- **EXTRACTED ENTRIES**
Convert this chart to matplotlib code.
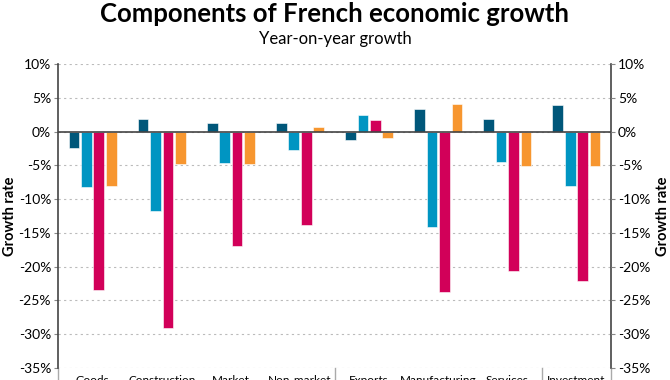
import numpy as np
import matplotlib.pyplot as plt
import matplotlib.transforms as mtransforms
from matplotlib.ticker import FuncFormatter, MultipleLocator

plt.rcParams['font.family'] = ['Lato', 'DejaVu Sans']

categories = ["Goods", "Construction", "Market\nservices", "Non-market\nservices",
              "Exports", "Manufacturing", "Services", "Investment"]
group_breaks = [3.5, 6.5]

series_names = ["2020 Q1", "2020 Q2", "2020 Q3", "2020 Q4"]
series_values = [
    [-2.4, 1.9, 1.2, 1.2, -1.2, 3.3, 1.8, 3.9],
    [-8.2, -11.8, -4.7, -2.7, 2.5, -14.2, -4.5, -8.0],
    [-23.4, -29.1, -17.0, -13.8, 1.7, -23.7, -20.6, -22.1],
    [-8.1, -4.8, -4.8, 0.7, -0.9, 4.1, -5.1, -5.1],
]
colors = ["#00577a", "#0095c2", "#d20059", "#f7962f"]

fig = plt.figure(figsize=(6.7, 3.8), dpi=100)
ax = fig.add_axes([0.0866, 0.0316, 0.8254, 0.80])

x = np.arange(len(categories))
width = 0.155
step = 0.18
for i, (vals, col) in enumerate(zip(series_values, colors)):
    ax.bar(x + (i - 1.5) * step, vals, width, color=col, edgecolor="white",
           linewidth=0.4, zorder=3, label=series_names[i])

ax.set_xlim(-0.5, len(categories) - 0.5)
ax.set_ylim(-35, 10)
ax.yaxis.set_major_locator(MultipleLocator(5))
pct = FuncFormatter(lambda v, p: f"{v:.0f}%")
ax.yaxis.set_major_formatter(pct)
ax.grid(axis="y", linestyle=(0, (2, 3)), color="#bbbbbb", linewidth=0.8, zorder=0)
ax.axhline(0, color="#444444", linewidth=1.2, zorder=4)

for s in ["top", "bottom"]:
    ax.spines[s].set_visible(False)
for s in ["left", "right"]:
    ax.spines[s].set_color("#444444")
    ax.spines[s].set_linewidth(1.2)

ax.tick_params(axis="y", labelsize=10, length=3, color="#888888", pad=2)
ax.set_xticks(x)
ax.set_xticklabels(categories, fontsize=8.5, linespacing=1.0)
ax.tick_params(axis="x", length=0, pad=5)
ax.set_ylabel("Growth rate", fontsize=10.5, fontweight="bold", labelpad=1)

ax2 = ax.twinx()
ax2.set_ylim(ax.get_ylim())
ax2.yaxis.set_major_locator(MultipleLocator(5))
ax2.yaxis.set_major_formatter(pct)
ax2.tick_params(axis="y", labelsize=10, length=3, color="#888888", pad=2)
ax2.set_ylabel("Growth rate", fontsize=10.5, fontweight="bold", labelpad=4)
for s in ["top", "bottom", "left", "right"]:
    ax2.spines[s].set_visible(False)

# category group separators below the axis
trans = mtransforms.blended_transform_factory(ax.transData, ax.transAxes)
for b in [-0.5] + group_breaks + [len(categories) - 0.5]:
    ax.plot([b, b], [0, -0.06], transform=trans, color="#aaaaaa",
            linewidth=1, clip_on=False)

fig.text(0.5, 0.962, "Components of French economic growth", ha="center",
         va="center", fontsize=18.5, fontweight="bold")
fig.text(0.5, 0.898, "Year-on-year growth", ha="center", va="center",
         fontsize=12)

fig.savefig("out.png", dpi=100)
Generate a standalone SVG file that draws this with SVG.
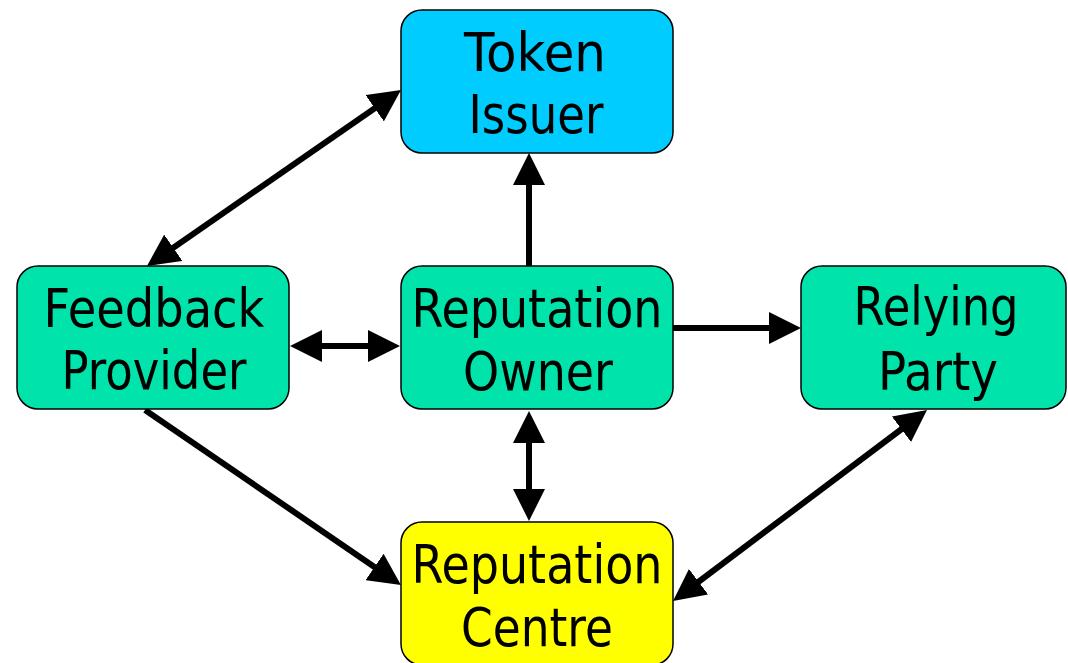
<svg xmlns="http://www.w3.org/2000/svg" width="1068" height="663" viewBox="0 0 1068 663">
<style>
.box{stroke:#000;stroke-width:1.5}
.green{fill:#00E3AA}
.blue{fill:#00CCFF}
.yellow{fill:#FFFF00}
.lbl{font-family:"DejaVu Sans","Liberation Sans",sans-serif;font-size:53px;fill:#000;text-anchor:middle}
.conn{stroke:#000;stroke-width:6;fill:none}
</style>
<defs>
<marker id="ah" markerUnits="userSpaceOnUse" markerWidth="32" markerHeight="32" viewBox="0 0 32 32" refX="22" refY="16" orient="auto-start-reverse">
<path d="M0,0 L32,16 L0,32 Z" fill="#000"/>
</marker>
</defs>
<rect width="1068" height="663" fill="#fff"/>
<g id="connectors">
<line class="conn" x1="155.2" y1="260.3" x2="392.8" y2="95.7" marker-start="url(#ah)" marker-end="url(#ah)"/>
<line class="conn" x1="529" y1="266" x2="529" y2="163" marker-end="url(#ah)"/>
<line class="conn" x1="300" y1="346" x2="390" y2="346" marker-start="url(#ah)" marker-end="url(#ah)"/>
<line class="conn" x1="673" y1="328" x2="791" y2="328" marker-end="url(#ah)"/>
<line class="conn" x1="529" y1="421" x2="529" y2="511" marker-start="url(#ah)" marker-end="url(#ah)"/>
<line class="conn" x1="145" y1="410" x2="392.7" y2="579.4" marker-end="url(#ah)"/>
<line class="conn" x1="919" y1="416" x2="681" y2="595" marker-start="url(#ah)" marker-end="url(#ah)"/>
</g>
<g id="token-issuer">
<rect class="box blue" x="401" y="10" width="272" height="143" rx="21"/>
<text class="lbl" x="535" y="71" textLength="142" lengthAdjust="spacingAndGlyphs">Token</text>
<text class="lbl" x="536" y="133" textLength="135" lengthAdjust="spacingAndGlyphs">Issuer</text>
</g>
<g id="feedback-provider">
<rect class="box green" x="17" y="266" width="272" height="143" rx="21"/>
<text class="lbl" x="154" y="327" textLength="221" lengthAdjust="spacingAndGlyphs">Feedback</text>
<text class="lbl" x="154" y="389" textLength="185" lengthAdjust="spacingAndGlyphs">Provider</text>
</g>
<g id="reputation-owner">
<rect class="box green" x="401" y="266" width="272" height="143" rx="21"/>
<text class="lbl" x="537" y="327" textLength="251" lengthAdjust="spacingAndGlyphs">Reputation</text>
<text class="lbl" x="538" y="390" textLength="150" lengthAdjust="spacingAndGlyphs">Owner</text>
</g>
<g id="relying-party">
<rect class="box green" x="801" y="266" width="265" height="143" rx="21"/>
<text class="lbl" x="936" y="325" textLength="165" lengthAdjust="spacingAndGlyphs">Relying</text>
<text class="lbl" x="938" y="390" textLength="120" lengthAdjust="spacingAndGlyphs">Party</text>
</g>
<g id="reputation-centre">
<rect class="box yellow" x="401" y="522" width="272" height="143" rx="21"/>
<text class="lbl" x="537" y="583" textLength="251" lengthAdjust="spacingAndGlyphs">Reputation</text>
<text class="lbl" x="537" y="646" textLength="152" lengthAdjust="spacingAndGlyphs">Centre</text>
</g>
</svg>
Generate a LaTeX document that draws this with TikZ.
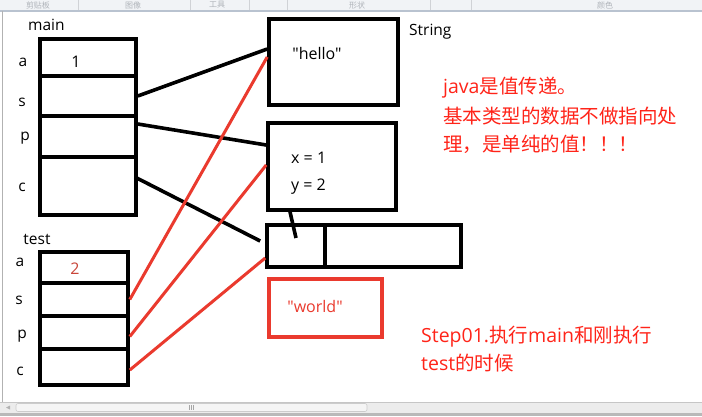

- **WORK TO COMPLETE**
Pictures stay out; repeat all the rest of the records exactly.

- **WRITTEN SOLUTION**
Convert this chart to matplotlib code.
import numpy as np
import matplotlib.pyplot as plt
import matplotlib.transforms as mtransforms
from matplotlib.ticker import FuncFormatter, MultipleLocator

plt.rcParams['font.family'] = ['Lato', 'DejaVu Sans']

categories = ["Goods", "Construction", "Market\nservices", "Non-market\nservices",
              "Exports", "Manufacturing", "Services", "Investment"]
group_breaks = [3.5, 6.5]

series_names = ["2020 Q1", "2020 Q2", "2020 Q3", "2020 Q4"]
series_values = [
    [-2.4, 1.9, 1.2, 1.2, -1.2, 3.3, 1.8, 3.9],
    [-8.2, -11.8, -4.7, -2.7, 2.5, -14.2, -4.5, -8.0],
    [-23.4, -29.1, -17.0, -13.8, 1.7, -23.7, -20.6, -22.1],
    [-8.1, -4.8, -4.8, 0.7, -0.9, 4.1, -5.1, -5.1],
]
colors = ["#00577a", "#0095c2", "#d20059", "#f7962f"]

fig = plt.figure(figsize=(6.7, 3.8), dpi=100)
ax = fig.add_axes([0.0866, 0.0316, 0.8254, 0.80])

x = np.arange(len(categories))
width = 0.155
step = 0.18
for i, (vals, col) in enumerate(zip(series_values, colors)):
    ax.bar(x + (i - 1.5) * step, vals, width, color=col, edgecolor="white",
           linewidth=0.4, zorder=3, label=series_names[i])

ax.set_xlim(-0.5, len(categories) - 0.5)
ax.set_ylim(-35, 10)
ax.yaxis.set_major_locator(MultipleLocator(5))
pct = FuncFormatter(lambda v, p: f"{v:.0f}%")
ax.yaxis.set_major_formatter(pct)
ax.grid(axis="y", linestyle=(0, (2, 3)), color="#bbbbbb", linewidth=0.8, zorder=0)
ax.axhline(0, color="#444444", linewidth=1.2, zorder=4)

for s in ["top", "bottom"]:
    ax.spines[s].set_visible(False)
for s in ["left", "right"]:
    ax.spines[s].set_color("#444444")
    ax.spines[s].set_linewidth(1.2)

ax.tick_params(axis="y", labelsize=10, length=3, color="#888888", pad=2)
ax.set_xticks(x)
ax.set_xticklabels(categories, fontsize=8.5, linespacing=1.0)
ax.tick_params(axis="x", length=0, pad=5)
ax.set_ylabel("Growth rate", fontsize=10.5, fontweight="bold", labelpad=1)

ax2 = ax.twinx()
ax2.set_ylim(ax.get_ylim())
ax2.yaxis.set_major_locator(MultipleLocator(5))
ax2.yaxis.set_major_formatter(pct)
ax2.tick_params(axis="y", labelsize=10, length=3, color="#888888", pad=2)
ax2.set_ylabel("Growth rate", fontsize=10.5, fontweight="bold", labelpad=4)
for s in ["top", "bottom", "left", "right"]:
    ax2.spines[s].set_visible(False)

# category group separators below the axis
trans = mtransforms.blended_transform_factory(ax.transData, ax.transAxes)
for b in [-0.5] + group_breaks + [len(categories) - 0.5]:
    ax.plot([b, b], [0, -0.06], transform=trans, color="#aaaaaa",
            linewidth=1, clip_on=False)

fig.text(0.5, 0.962, "Components of French economic growth", ha="center",
         va="center", fontsize=18.5, fontweight="bold")
fig.text(0.5, 0.898, "Year-on-year growth", ha="center", va="center",
         fontsize=12)

fig.savefig("out.png", dpi=100)
Generate a standalone SVG file that draws this with SVG.
<svg xmlns="http://www.w3.org/2000/svg" width="1068" height="663" viewBox="0 0 1068 663">
<style>
.box{stroke:#000;stroke-width:1.5}
.green{fill:#00E3AA}
.blue{fill:#00CCFF}
.yellow{fill:#FFFF00}
.lbl{font-family:"DejaVu Sans","Liberation Sans",sans-serif;font-size:53px;fill:#000;text-anchor:middle}
.conn{stroke:#000;stroke-width:6;fill:none}
</style>
<defs>
<marker id="ah" markerUnits="userSpaceOnUse" markerWidth="32" markerHeight="32" viewBox="0 0 32 32" refX="22" refY="16" orient="auto-start-reverse">
<path d="M0,0 L32,16 L0,32 Z" fill="#000"/>
</marker>
</defs>
<rect width="1068" height="663" fill="#fff"/>
<g id="connectors">
<line class="conn" x1="155.2" y1="260.3" x2="392.8" y2="95.7" marker-start="url(#ah)" marker-end="url(#ah)"/>
<line class="conn" x1="529" y1="266" x2="529" y2="163" marker-end="url(#ah)"/>
<line class="conn" x1="300" y1="346" x2="390" y2="346" marker-start="url(#ah)" marker-end="url(#ah)"/>
<line class="conn" x1="673" y1="328" x2="791" y2="328" marker-end="url(#ah)"/>
<line class="conn" x1="529" y1="421" x2="529" y2="511" marker-start="url(#ah)" marker-end="url(#ah)"/>
<line class="conn" x1="145" y1="410" x2="392.7" y2="579.4" marker-end="url(#ah)"/>
<line class="conn" x1="919" y1="416" x2="681" y2="595" marker-start="url(#ah)" marker-end="url(#ah)"/>
</g>
<g id="token-issuer">
<rect class="box blue" x="401" y="10" width="272" height="143" rx="21"/>
<text class="lbl" x="535" y="71" textLength="142" lengthAdjust="spacingAndGlyphs">Token</text>
<text class="lbl" x="536" y="133" textLength="135" lengthAdjust="spacingAndGlyphs">Issuer</text>
</g>
<g id="feedback-provider">
<rect class="box green" x="17" y="266" width="272" height="143" rx="21"/>
<text class="lbl" x="154" y="327" textLength="221" lengthAdjust="spacingAndGlyphs">Feedback</text>
<text class="lbl" x="154" y="389" textLength="185" lengthAdjust="spacingAndGlyphs">Provider</text>
</g>
<g id="reputation-owner">
<rect class="box green" x="401" y="266" width="272" height="143" rx="21"/>
<text class="lbl" x="537" y="327" textLength="251" lengthAdjust="spacingAndGlyphs">Reputation</text>
<text class="lbl" x="538" y="390" textLength="150" lengthAdjust="spacingAndGlyphs">Owner</text>
</g>
<g id="relying-party">
<rect class="box green" x="801" y="266" width="265" height="143" rx="21"/>
<text class="lbl" x="936" y="325" textLength="165" lengthAdjust="spacingAndGlyphs">Relying</text>
<text class="lbl" x="938" y="390" textLength="120" lengthAdjust="spacingAndGlyphs">Party</text>
</g>
<g id="reputation-centre">
<rect class="box yellow" x="401" y="522" width="272" height="143" rx="21"/>
<text class="lbl" x="537" y="583" textLength="251" lengthAdjust="spacingAndGlyphs">Reputation</text>
<text class="lbl" x="537" y="646" textLength="152" lengthAdjust="spacingAndGlyphs">Centre</text>
</g>
</svg>
Generate a LaTeX document that draws this with TikZ.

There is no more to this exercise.